Distributed Sacrificial Cathodic Protection - A New Cost Effective Solution to Prevent Corrosion on Subsea Structures
Abstract
Over the last 50 years, only minor changes have been made to the cathodic protection (CP) design, whereas optimization has not been considered as a cost saving opportunity to date. For subsea structures, sacrificial anodes combined with organic coatings are the main corrosion protection strategy. Depending on the lifetime of the subsea system, the complexity of the structure to be protected, and the environmental conditions, the total anode mass can be substantial. The anode mass does not only increase fabrication costs, but also affects the total structure weight in a way that puts special requirements on lifting vessels and cranes. Reducing this weight may not only be cost efficient, but also improve the safety during installation due to less complex lifting operations.
In this study, the electrochemical properties of a new concept named CP by distributed sacrificial anode (DSA) was investigated, with the main focus on the anodic capabilities in comparison to those of conventional sacrificial Al-Zn-In anodes and thermally sprayed aluminum (TSA-Al99.5). The main principle of CP by DSA is to convert the cathode area to anode area by distributing anode mass on the surface of the equipment to be protected. DSA was achieved by deposition of a dual layer metallic coating, consisting of a TSA layer applied on carbon steel (CS) plates, followed by sacrificial outer Al-Zn-In layer on top. This was done by arc-spraying, a thermal spray technique.
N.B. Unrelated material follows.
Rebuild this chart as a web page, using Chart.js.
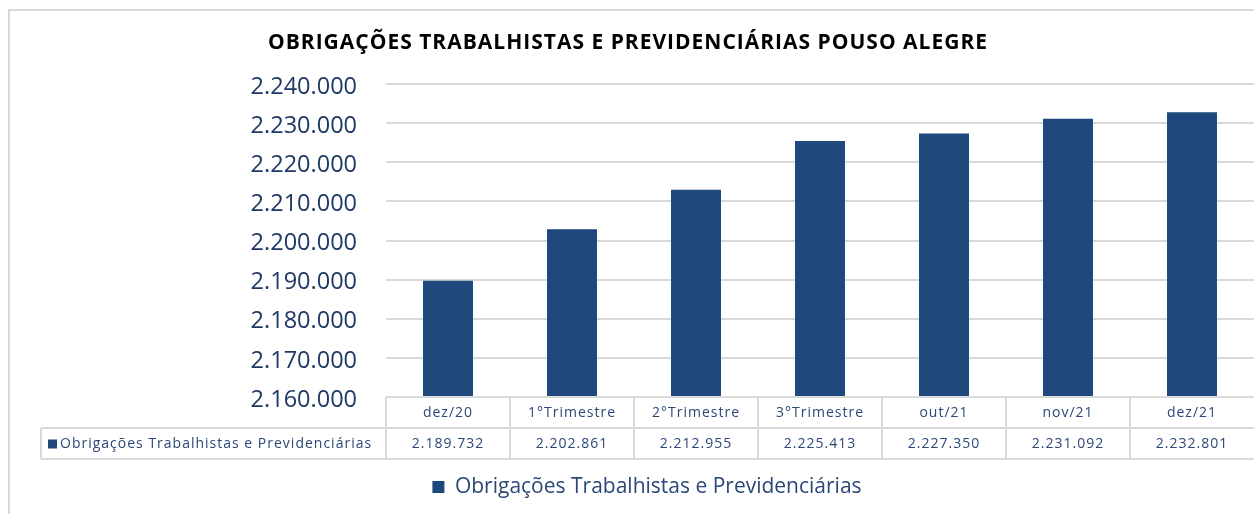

Freely exposed specimens as well as galvanic couplings between DSA, TSA, conventional anode and CS with area ratio 1:1, 10:1 and 100:1 were immersed in nearly stagnant flowing seawater at 10 ± 2℃ and 40 ± 5℃. Continuously monitoring of the open circuit potential (OCP) and the current demand for the couplings were conducted as well as periodically obtaining potentiodynamic polarization curves in order to investigate the electrochemical properties with respect to exposure time. After 30 days exposure, surface and cross-section examination was conducted using scanning electron microscope (SEM) coupled to an energy-dispersive spectroscopy (EDS).
The results from this study indicate that DSA have similar anodic properties as for those of conventional sacrificial anodes, and can supply sufficient CP to a substantial larger defect compared to TSA coatings. When used as a CP system, protecting a 10% holiday i.e. exposed CS, the coupling potential was not affected and held the same potential as for freely exposed DSA, at −1000 mVAg/AgCl. The effective polarization properties provides initial high current output to the CS area, but decreases rapidly due to a dense calcareous deposition, contributes to an overall lower degradation rate of the coating in comparison to TSA under similar conditions. The cathodic properties for DSA is changed with respect to the bulk material, the sacrificial anode. The reason is either due to reduced content of Zinc and Indium as a result of the thermal spraying process and/or due to increased oxidation properties. This also affected the OCP, contributing to a nobler potential. The cathodic properties are similar to those of TSA at cathodic polarization between −1100 mVAg/AgCl and −1550 mVAg/AgCl, thus when connected to a conventional sacrificial anode, the current drain is similar as for TSA, between 6-10 mA/m2.